Monday, August 13, 2018

leftovers - the cancer journals (riffs, part 2)

Hi again,

Today’s post is the final one based on Audre Lorde’s Cancer Journals. These thoughts are, like from Saturday, some of my comments on specific ideas I liked from the book.

Living requires teaching and speaking the things we know beyond our own understanding.

Take this one literally at your own risk, reader. However, dismiss it at your own risk as well – those unable to work well with what they do not fully understand cannot live beyond the borders of their defined world.

I think this applies not just to ideas but also to other people. It’s worth regularly asking how we interact with people we don’t understand yet know something about. Do we interact with them based on terms we understand – what they do, who they know, where they’ve been, and so on? Or do we interact with a fresh perspective, hang in there when our obvious differences make us a little uncomfortable, and trust our intuition, instinct, and shared humanity to guide us forward?

Our biggest fears manifest when we take steps to avoid engaging with others on terms of difference or mortality.

As I pointed out above – there are some things we know beyond our own understanding. For me, this is one of them. I can’t quite explain this statement but I know it’s very important.

The key word might be manifest – by focusing on shared characteristics or refusing to interact over topics of mortality, we bring about the very things we fear most.

The genius brings his or her whole self to whatever is going on at the time.

This fits nicely into a definition of creativity I’ve highlighted in the past on TOA – creativity means finding hidden connections and associations among unrelated things. Genius defined in this way is a form of creativity on the personal level. Anyone who brings the whole self to a given moment has found a way to relate parts of the self that others might consider unrelated.

As it relates to those earlier ideas, this thought suggests a creative genius in a social setting is someone capable of forging connections with anybody.

The price to pay for identifying yourself with authority is self-examination and self-disclosure.

This sounds about right to me. Even within this self-protected bubble of TOA, I sometimes feel the price is pretty steep.

A person who discloses without self-examination has plenty of identity but very little authority. This type of person might have a lot of experience to share, for example, and we can come to view such a person in the context of those experiences – a person is a traveler, a professor, an importer/exporter, or whatever – but a person who does these things would really need to do a lot of it to become an authority on the matter. It is also hard to say such a person can be understood through these experiences. What do we learn about anyone based solely on all the things they’ve done?

This person could eventually develop authority through rigorous study or significant experience. A PhD in any field or a decorated career professional has the kind of authority that comes to mind when we use the term. Again, though, there is something incomplete without the self-examination. When retirement age arrives, the basis of the authority goes with it. The benefit of building up authority through self-examination is that the self is ever, and forever, present.

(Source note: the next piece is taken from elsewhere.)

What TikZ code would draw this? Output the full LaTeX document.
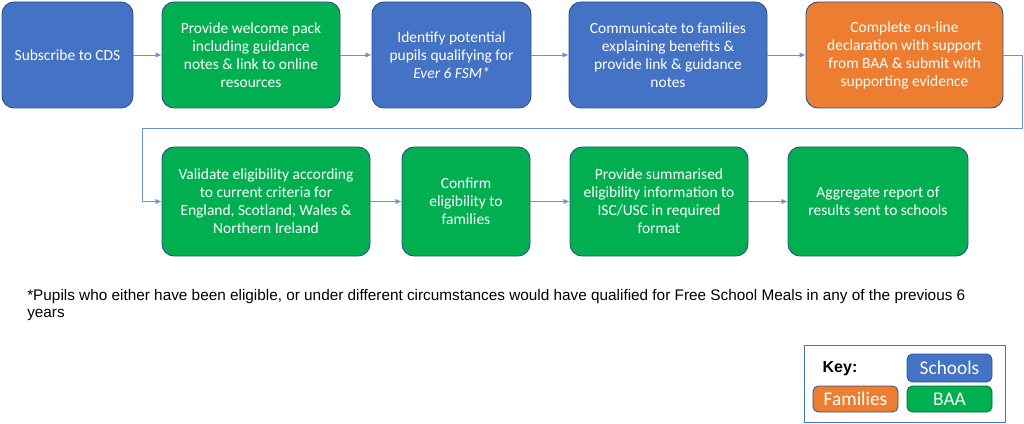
\documentclass[tikz,border=0pt]{standalone}
\usepackage{fontspec}
\setmainfont{Carlito}
\newfontfamily\arialfont{Liberation Sans}
\usetikzlibrary{arrows.meta}
\definecolor{schoolblue}{HTML}{4472C4}
\definecolor{boxedge}{HTML}{2F528F}
\definecolor{baagreen}{HTML}{00B050}
\definecolor{famorange}{HTML}{ED7D31}
\definecolor{flowline}{HTML}{6F8FD0}
\begin{document}
\begin{tikzpicture}[x=0.75pt, y=-0.75pt, line join=round, >={Latex[length=4.5pt,width=4pt]}, font=\fontsize{11.6}{13.5}\selectfont]
			\tikzset{stepbox/.style={draw=boxedge, line width=0.7pt, rounded corners=9pt, text=white, align=center, inner sep=0pt, minimum height=79.5pt},
				schools/.style={stepbox, fill=schoolblue},
				baa/.style={stepbox, fill=baagreen},
				families/.style={stepbox, fill=famorange},
				keybox/.style={draw=boxedge, line width=0.6pt, rounded corners=4pt, text=white, inner sep=0pt, minimum width=63.75pt, font=\fontsize{14.5}{16}\selectfont},
				flow/.style={->, draw=flowline, line width=0.6pt}}
			\useasboundingbox (0,0) rectangle (1024,424);
			% first row
			\node[schools, minimum width=98.25pt] (subscribe) at (67.5,55) {Subscribe to CDS};
			\node[baa, minimum width=133.5pt] (welcome) at (251,55) {Provide welcome pack\\including guidance\\notes \& link to online\\resources};
			\node[schools, minimum width=119.25pt] (identify) at (451.5,55) {Identify potential\\pupils qualifying for\\\textit{Ever 6 FSM*}};
			\node[schools, minimum width=148.5pt] (communicate) at (668,55) {Communicate to families\\explaining benefits \&\\provide link \& guidance\\notes};
			\node[families, minimum width=147.75pt] (declare) at (904.5,55) {Complete on-line\\declaration with support\\from BAA \& submit with\\supporting evidence};
			% second row
			\node[baa, minimum width=156pt, minimum height=81.75pt] (validate) at (266,201.5) {Validate eligibility according\\to current criteria for\\England, Scotland, Wales \&\\Northern Ireland};
			\node[baa, minimum width=96pt, minimum height=81.75pt] (confirm) at (466,201.5) {Confirm\\eligibility to\\families};
			\node[baa, minimum width=133.5pt, minimum height=81.75pt] (summarise) at (659,201.5) {Provide summarised\\eligibility information to\\ISC/USC in required\\format};
			\node[baa, minimum width=135pt, minimum height=81.75pt] (aggregate) at (878,201.5) {Aggregate report of\\results sent to schools};
			% connectors
			\foreach \a/\b in {subscribe/welcome, welcome/identify, identify/communicate, communicate/declare, validate/confirm, confirm/summarise, summarise/aggregate}
				\draw[flow] (\a.east) -- (\b.west);
			\coordinate (turnR) at (1022,128);
			\coordinate (turnL) at (142,128);
			\draw[flow] (declare.east) -| (turnR) -- (turnL) |- (validate.west);
			% footnote
			\node[anchor=north west, align=left, inner sep=0pt, font=\arialfont\fontsize{11.5}{12.9}\selectfont] (note) at (27,289) {*Pupils who either have been eligible, or under different circumstances would have qualified for Free School Meals in any of the previous 6\\years};
			% key
			\node[draw=schoolblue, line width=0.7pt, minimum width=150.75pt, minimum height=57.75pt, inner sep=0pt] (key) at (904.5,383.5) {};
			\node[font=\arialfont\bfseries\fontsize{12}{14}\selectfont] (keylabel) at (840,369) {Key:};
			\node[keybox, fill=schoolblue, minimum height=21pt] (kschools) at (949.5,368) {Schools};
			\node[keybox, fill=famorange, minimum height=19.5pt] (kfamilies) at (855.5,399) {Families};
			\node[keybox, fill=baagreen, draw=baagreen!60!black, minimum height=19.5pt] (kbaa) at (949.5,399) {BAA};
		\end{tikzpicture}
\end{document}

Self-examination without disclosure results in a lot of authority with a lack of identity. Others often find these people surprising. At best, they might be described as eccentric or even unconventional. At worst, the description tends to include a form of the word ‘rebellion’. The root cause of the problem is the same in both the best and worst cases – since nobody ever gets to know the person in question, everybody feels free to jump to their own conclusions.

The distortion that results from too much introspection without the balance of disclosure is a lot like the convinced referee who doesn’t quite understand the sport – the whistle gets blown a lot but nobody can explain why the referee is so sure about the call. The answer to the question is somewhat obvious – just have the referee explain the sport – but when the game is underway there isn’t much time for such disclosure.